(REQUIREMENTS): Copy all lines below exactly as written. Leave pictures out.

-- BEGIN DATA --

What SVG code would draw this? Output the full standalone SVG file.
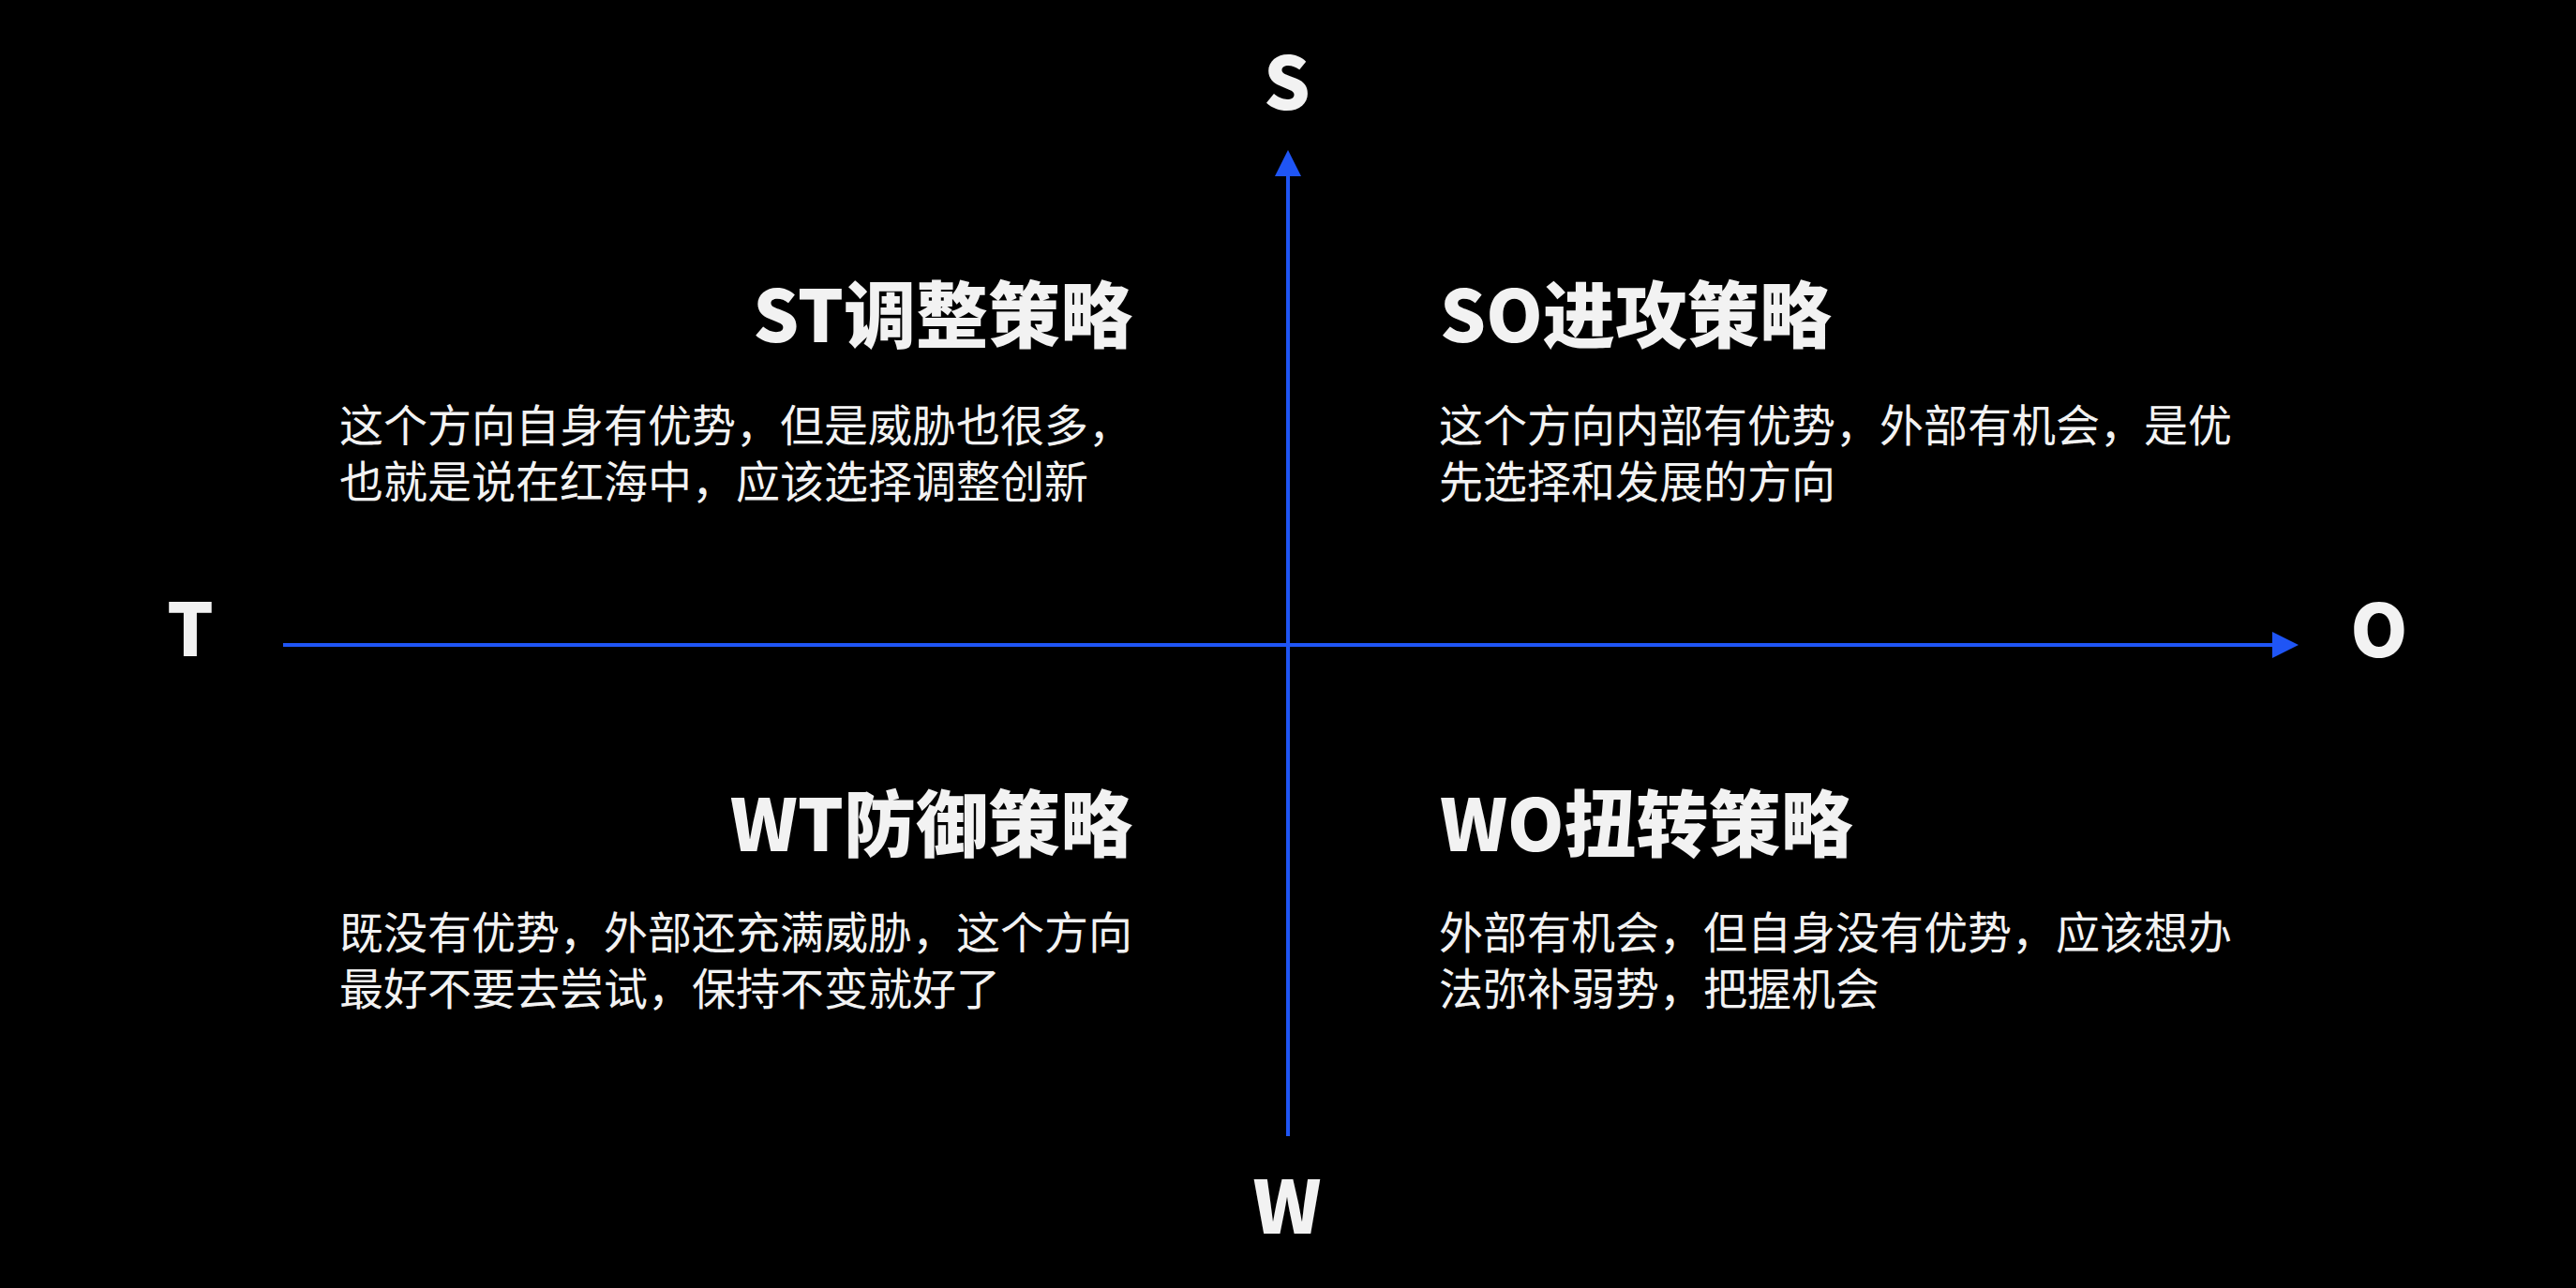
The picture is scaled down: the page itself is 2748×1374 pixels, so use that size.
<svg xmlns="http://www.w3.org/2000/svg" width="2748" height="1374" viewBox="0 0 2748 1374">
  <style>
    .axis { fill: #f2f2f2; font-family: "Noto Sans CJK SC", "Noto Sans", sans-serif; font-weight: 900; font-size: 78px; text-anchor: middle; }
    .title { fill: #f2f2f2; font-family: "Noto Sans CJK SC", "Noto Sans", sans-serif; font-weight: 900; font-size: 77px; }
    .body { fill: #f2f2f2; font-family: "Noto Sans CJK SC", "Noto Sans", sans-serif; font-weight: 400; font-size: 47px; }
    .end { text-anchor: end; }
    .line { stroke: #1f55f5; stroke-width: 4; fill: none; }
  </style>
  <defs>
    <marker id="arrow" markerUnits="userSpaceOnUse" markerWidth="28" markerHeight="28" refX="0" refY="14" orient="auto" viewBox="0 0 28 28">
      <path d="M0,0 L28,14 L0,28 Z" fill="#1f55f5"/>
    </marker>
  </defs>
  <rect x="0" y="0" width="2748" height="1374" fill="#000000"/>

  <g id="connectors">
    <path class="line" d="M1374,1212 L1374,188" marker-end="url(#arrow)"/>
    <path class="line" d="M302,688 L2424,688" marker-end="url(#arrow)"/>
  </g>

  <g id="label-S"><text class="axis" x="1373" y="117">S</text></g>
  <g id="label-T"><text class="axis" x="203" y="700">T</text></g>
  <g id="label-O"><text class="axis" x="2538" y="701">O</text></g>
  <g id="label-W"><text class="axis" x="1373" y="1316">W</text></g>

  <g id="quadrant-ST">
    <text class="title end" x="1208" y="365">ST调整策略</text>
    <text class="body" x="362" y="471">这个方向自身有优势，但是威胁也很多，<tspan x="362" y="531">也就是说在红海中，应该选择调整创新</tspan></text>
  </g>

  <g id="quadrant-SO">
    <text class="title" x="1536" y="365">SO进攻策略</text>
    <text class="body" x="1535" y="471">这个方向内部有优势，外部有机会，是优<tspan x="1535" y="531">先选择和发展的方向</tspan></text>
  </g>

  <g id="quadrant-WT">
    <text class="title end" x="1208" y="908">WT防御策略</text>
    <text class="body" x="362" y="1012">既没有优势，外部还充满威胁，这个方向<tspan x="362" y="1072">最好不要去尝试，保持不变就好了</tspan></text>
  </g>

  <g id="quadrant-WO">
    <text class="title" x="1536" y="908">WO扭转策略</text>
    <text class="body" x="1535" y="1012">外部有机会，但自身没有优势，应该想办<tspan x="1535" y="1072">法弥补弱势，把握机会</tspan></text>
  </g>
</svg>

-- END DATA --

(EXERCISE RESPONSE):
What SVG code would draw this? Output the full standalone SVG file.
The picture is scaled down: the page itself is 2748×1374 pixels, so use that size.
<svg xmlns="http://www.w3.org/2000/svg" width="2748" height="1374" viewBox="0 0 2748 1374">
  <style>
    .axis { fill: #f2f2f2; font-family: "Noto Sans CJK SC", "Noto Sans", sans-serif; font-weight: 900; font-size: 78px; text-anchor: middle; }
    .title { fill: #f2f2f2; font-family: "Noto Sans CJK SC", "Noto Sans", sans-serif; font-weight: 900; font-size: 77px; }
    .body { fill: #f2f2f2; font-family: "Noto Sans CJK SC", "Noto Sans", sans-serif; font-weight: 400; font-size: 47px; }
    .end { text-anchor: end; }
    .line { stroke: #1f55f5; stroke-width: 4; fill: none; }
  </style>
  <defs>
    <marker id="arrow" markerUnits="userSpaceOnUse" markerWidth="28" markerHeight="28" refX="0" refY="14" orient="auto" viewBox="0 0 28 28">
      <path d="M0,0 L28,14 L0,28 Z" fill="#1f55f5"/>
    </marker>
  </defs>
  <rect x="0" y="0" width="2748" height="1374" fill="#000000"/>

  <g id="connectors">
    <path class="line" d="M1374,1212 L1374,188" marker-end="url(#arrow)"/>
    <path class="line" d="M302,688 L2424,688" marker-end="url(#arrow)"/>
  </g>

  <g id="label-S"><text class="axis" x="1373" y="117">S</text></g>
  <g id="label-T"><text class="axis" x="203" y="700">T</text></g>
  <g id="label-O"><text class="axis" x="2538" y="701">O</text></g>
  <g id="label-W"><text class="axis" x="1373" y="1316">W</text></g>

  <g id="quadrant-ST">
    <text class="title end" x="1208" y="365">ST调整策略</text>
    <text class="body" x="362" y="471">这个方向自身有优势，但是威胁也很多，<tspan x="362" y="531">也就是说在红海中，应该选择调整创新</tspan></text>
  </g>

  <g id="quadrant-SO">
    <text class="title" x="1536" y="365">SO进攻策略</text>
    <text class="body" x="1535" y="471">这个方向内部有优势，外部有机会，是优<tspan x="1535" y="531">先选择和发展的方向</tspan></text>
  </g>

  <g id="quadrant-WT">
    <text class="title end" x="1208" y="908">WT防御策略</text>
    <text class="body" x="362" y="1012">既没有优势，外部还充满威胁，这个方向<tspan x="362" y="1072">最好不要去尝试，保持不变就好了</tspan></text>
  </g>

  <g id="quadrant-WO">
    <text class="title" x="1536" y="908">WO扭转策略</text>
    <text class="body" x="1535" y="1012">外部有机会，但自身没有优势，应该想办<tspan x="1535" y="1072">法弥补弱势，把握机会</tspan></text>
  </g>
</svg>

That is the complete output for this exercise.